Compared the 2026-03-31 and 2025-12-31 13F-HR windows for Berkshire Hathaway, Bridgewater Associates, Renaissance Technologies, Citadel Advisors, and Two Sigma Investments. All five filings parsed cleanly. After excluding ETFs, non-US ADRs, sub-$1B market caps, mega-cap retail favorites, and names with earnings within seven trading days, 893 CUSIPs passed the raw acceleration filter; five mid-cap operating companies make the final list — each one where two or more managers (including at least one Bridgewater entry as the slowest-moving signal in our active set) opened new positions or materially expanded existing ones in Q1, while retail attention remains thin.

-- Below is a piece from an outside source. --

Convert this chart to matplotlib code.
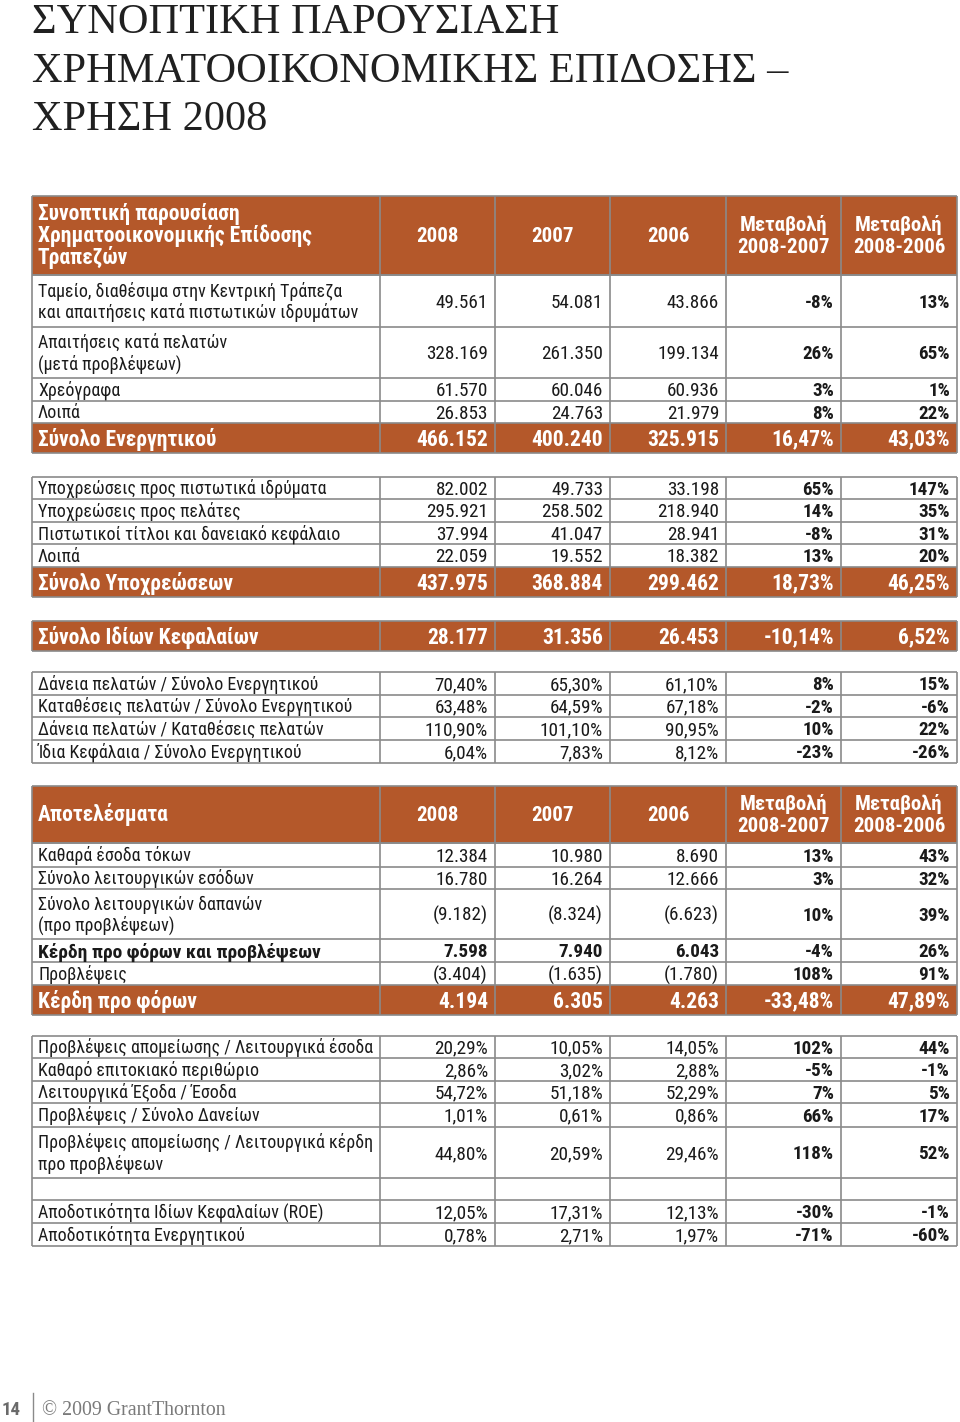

The most notable convergence pattern: Bridgewater opened brand-new positions in both ENPRO (NPO) and ESCO Technologies (ESE) while Citadel and Two Sigma simultaneously initiated new positions in the same two names. A four-fund overlap on two mid-cap industrials — one a stealth leading-edge semicap services play, the other a Navy/aerospace defense electronics franchise — is the kind of pattern that resists dismissal as quant noise. Berkshire's Q1 activity was concentrated in names already widely held (KO, AXP, BAC) or already covered in prior weeklies (STZ, DPZ), so it does not anchor any name in this run.

Headline pick — fully revealed

HLI

Houlihan Lokey, Inc.
Financials$10.7B mkt cap
Funds adding3
Total shares held625K
Position value$89.7M
Thesis

Houlihan dominates middle-market M&A advisory and leads independent restructuring practice — two countercyclical legs that absorb each other across deal regimes. Bridgewater scaled its position +471%, Citadel +508%, and Two Sigma opened a new 106k-share holding in Q1, even as the May 6 FY26 print missed by $0.16 and management flagged cross-border and software-deal softness. The restructuring backlog tied to private-credit refis is the structural offset that hasn't shown up in sell-side models. The stock has reset to $153 from a 52-week high of $211.78, giving the multi-fund add a clean cost basis near smart-money entry. Catalyst retail hasn't priced: announced US M&A volume re-accelerating into 2H26 plus restructuring revenue conversion visible in the July 28 Q1 FY27 print.